Things to be considered when you are entering into a sales contract in Queensland
Building insurance - Building insurance on the property will need to be taken out as soon as the contract is considered an official contract (once it is dated and signed by all parties). As a buyer the property becomes your risk at 5pm the second business day after the contract date. Although the seller does have responsibility to look after the property during the settlement period, it is in your best interest to purchase insurance so you can be certain that a third party will step in and protect you should any misfortune befall the property, such as a fire or flood claim on the property.

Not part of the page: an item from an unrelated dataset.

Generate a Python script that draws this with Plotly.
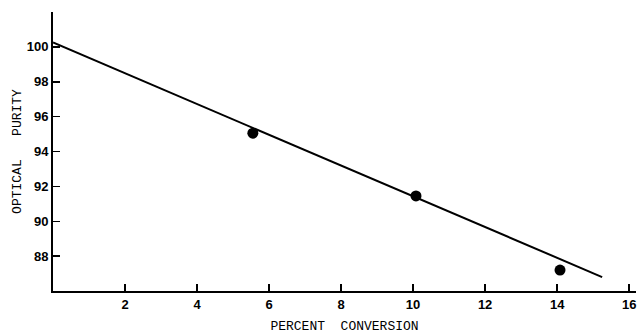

The Cooling off Period - The cooling off period is a time period within which you can choose to exit from the contract without providing the seller any reason. It is a right that you have as the purchaser of the property. However please note that the seller has the right to claim 0.25% of the purchase price offered by you as penalty for exercising your cooling off right. The standard cooling off period in Queensland is 5-business days from the day you or your solicitor/conveyancer received the fully signed contract.
What is Settlement?
Settlement is the day when the property will be officially yours. It is an event on the settlement day at a specific time, decided upon by the parties solicitors where the solicitors or conveyancers come together to exchange documents for payment in the form of bank cheques. There is no need for the sellers or buyers themselves to attend the settlement in their personal capacity. Once settlement has occurred successfully, you should be duly notified as it is the point when the property becomes legally yours.
Registration of Transfer - Registration of a property transfer and other tidal documents is an event that occurs after settlement, and is usually completed by your financier or conveyancer. Once completed the property will be officially recorded on the Land Register as proof and declaration to the world that you are the owner of the property.
For more information regarding the purchasing process of a home in Queensland the qld.gov.au page is very informative.
Please note that any information provided in this blog is for general knowledge only, and professional advice and consultation should be sought prior to purchasing a home in Queensland.